By: Joslyn Cassano  |  Published: October 17, 2022

After a two-year hiatus due to the COVID-19 pandemic, University of Miami faculty members were once again welcomed to Siracusa, Italy, for the International Certificate Program in Translational Medicine hosted by the Eureka Institute for Translational Medicine.

With a focus on communication, team building, and one-on-one mentorship, the Eureka program is designed to train and mentor early career researchers in translational science. Attendees come from a variety of fields, but all share the common interest of improving human health. This past Spring, the Miami CTSI sponsored four full-time UM faculty researchers to attend the immersive, weeklong conference.

A partner of the Eureka Institute since 2015, the Miami CTSI has sent 19 researchers to the program. The 2022 UM cohort included researchers in the fields of pediatrics, neurological surgery, biomedical engineering, and epidemiology. All say the experience transformed their thinking and gave them new energy for their work.

Shathiyah Kulandavelu, Ph.D., research assistant professor of Pediatric Nephrology, who recently published research linking preeclampsia to a gene called GSNOR, says the Eureka program helped her distill her research goals going forward.

“I’m a basic scientist, but I enjoy looking at the bigger picture and knowing the endpoint, which is the human population,” says Dr. Kulandavelu. “This course really emphasized to me that in my research, I always want to start by asking, ‘What is the biggest impact this can have on the human population?’”

Eureka’s faculty mentors provided Dr. Kulandavelu with tools for communicating in teams, including ways to resolve conflict. “It helped me develop myself as a scientist and shape how I interact with people at work and in my personal life. They give you those skills, all in seven days,” she says.

Dr. Kulandavelu still keeps in touch with fellow conference participants who have become trusted colleagues and provided her with feedback as she prepared her first NIH R01 grant.

Early in his career, Juan Pablo de Rivero Vaccari, Ph.D., M.S.B.A, associate professor of neurological surgery at The Miami Project to Cure Paralysis, developed a monoclonal antibody that can be used to reduce early inflammatory events in central nervous system (CNS) injury and disease.
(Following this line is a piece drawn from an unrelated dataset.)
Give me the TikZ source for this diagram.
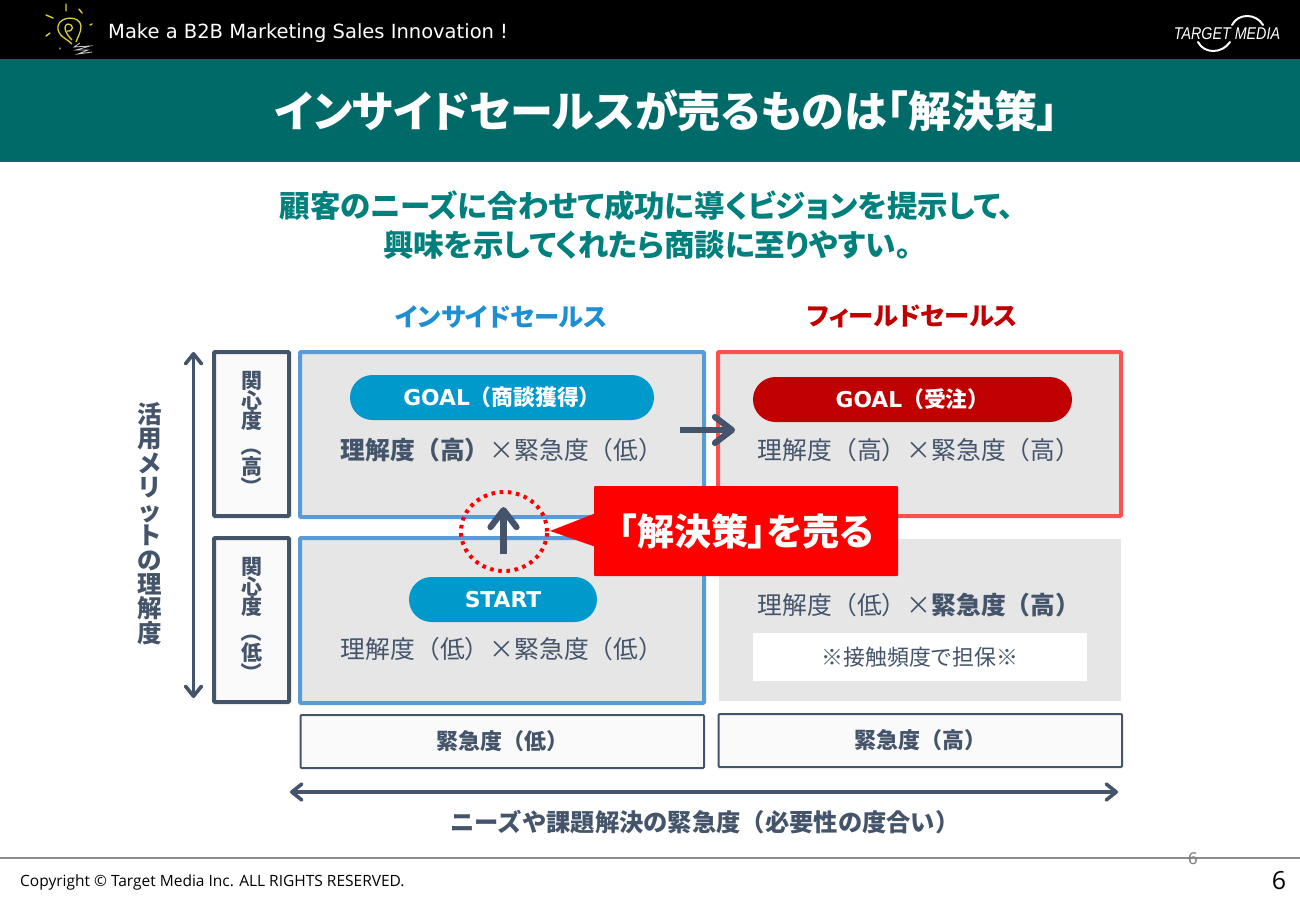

Dr. de Rivero Vaccari and his team have since licensed the technology to a company that is due to go public later this year.

The greatest value of the Eureka experience for Dr. de Rivero Vaccari was the deep sense of connection it fostered among participants. The program reinforced the value of working together toward a common goal, a concept he says he brought back to The Miami Project. “This experience showed me if you can create an environment where everybody feels invested towards a common goal, as part of a team, you will actually make for a more fulfilling experience, and then you’ll go farther,” he says.

As the only biomedical engineer in the group, Courtney Dumont, Ph.D., found herself in the unique position of having already experienced some of the translational processes being covered at the Eureka program. Dr. Dumont’s work explores the use of biomaterials such as stem cells, gene therapies, and nano materials to repair spinal cord injury. As a postdoc, she patented the use of polymers to guide regeneration after spinal cord injury.

For Dr. Dumont, the power of the Eureka experience was in the mentorship provided by the program’s faculty. “I was eager to learn more about advancing all these things I’m developing in the engineering department, applying it to spinal cord injury and learning more on how to get it into patients because there are so many clinical trials available at the Miami Project,” she says.

Meeting with Eureka faculty mentors helped Dr. Dumont develop a plan to refocus her efforts and combat some of the fatigue her team has experienced because of the pandemic. “We delved into how to restructure. Not to just get by, but to work more cohesively and push forward to the next stage.”

The program’s blend of work sessions and social activity was an additional strength for Dr. Dumont. “I felt it was really well-balanced, and there was a great diversity of expertise at the conference in terms of the leadership and the participants,” she says.

Tali Elfassy, Ph.D., MSPH, research assistant professor and epidemiologist in the department of medicine said the Eureka program helped her better understand the translational process from beginning to end. “In the continuum of translational science, I fall on the population science end,” says Dr. Elfassy, who is also a Miami CTSI KL2 graduate. “It was really a huge introduction to a pipeline and the process by which science occurs and eventually makes a population level impact.”

Like her UM colleagues, Dr. Elfassy most appreciated the human connection provided by the experience in the wake of COVID-19 lockdowns. “Beyond academics, it was an unbelievable opportunity to connect with colleagues from all over the world; to see the similarities and the differences in our research, to bounce ideas off each other, to take a break from the daily grind of our lives. It really was an inspirational program,” she says.

The emphasis of the Eureka program was on reducing scientific “waste” by prioritizing the human impact of the research from the inception of a research project, says Dr. Elfassy. “As translational medicine scientists, our goal needs to be conducting impactful research that’s going to move the needle and improve health.”